Moscow disagrees with criticism over the allegedly deteriorating human rights situation in Russia expressed by European lawmakers on Thursday because their conclusions are based on unconfirmed and unreliable sources, Russian president's press secretary Dmitry Peskov said.
On Thursday the European Parliament adopted a resolution that reflects its grave concern about "the deteriorating climate" for the development of civil society in Russia and refers to the recent legislation on demonstrations, NGOs, defamation and the Internet.
“We cannot agree with this resolution, as it is unclear what sources of information the document relies upon and what kind of analysis the European lawmakers used as the groundwork for their conclusions," Peskov said.
“It is certain, though, that these sources are unreliable and the analysis distorts reality,” the official said.
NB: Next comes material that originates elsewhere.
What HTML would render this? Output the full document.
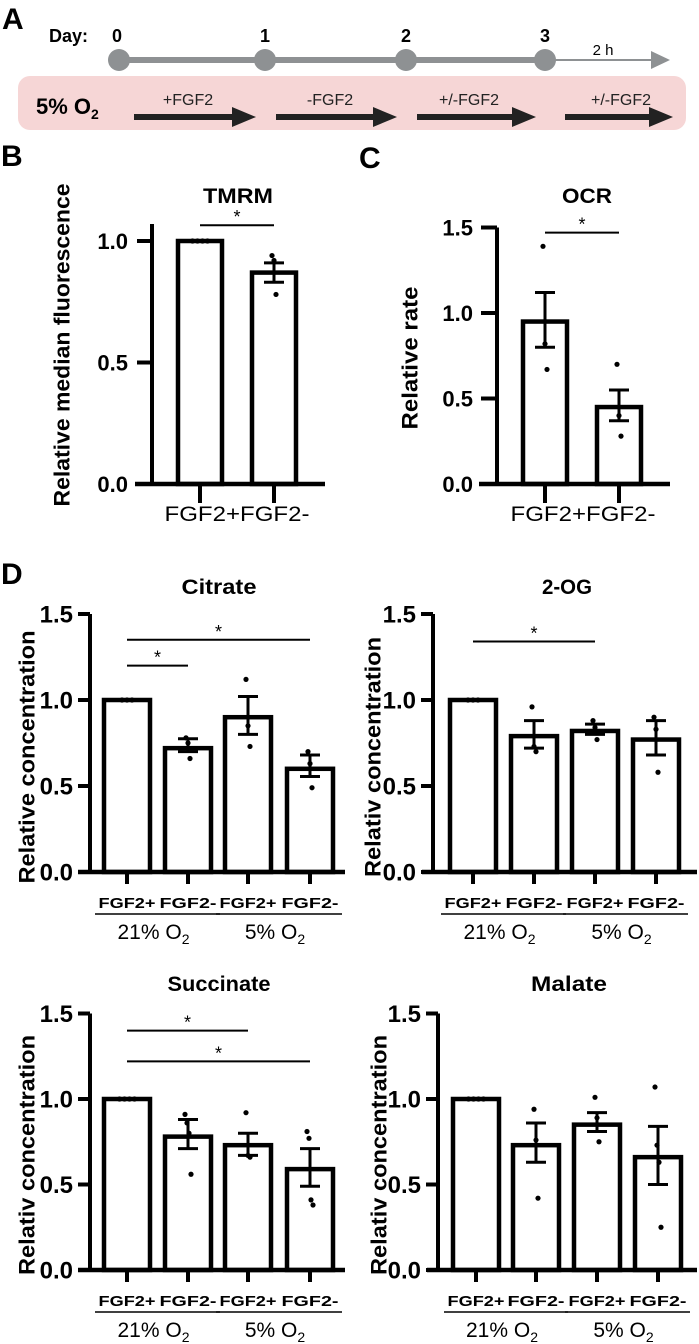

The resolution specifically cites the notorious cases of the punk band Pussy Riot, lawyer Sergei Magnitsky and the opposition party member Gennady Gudkov as examples of politically motivated intimidation of opposition activists and abuse of power by the Russian law enforcement authorities.
The European lawmakers also expressed fear that the law on extremism in Russia could lead to the restriction of the freedoms of association, expression and belief in the country.
The non-legislative resolution urged the European Union "to exert constant pressure on the Russian authorities to meet the OSCE standards on human rights, democracy, the rule of law and the independence of the judiciary."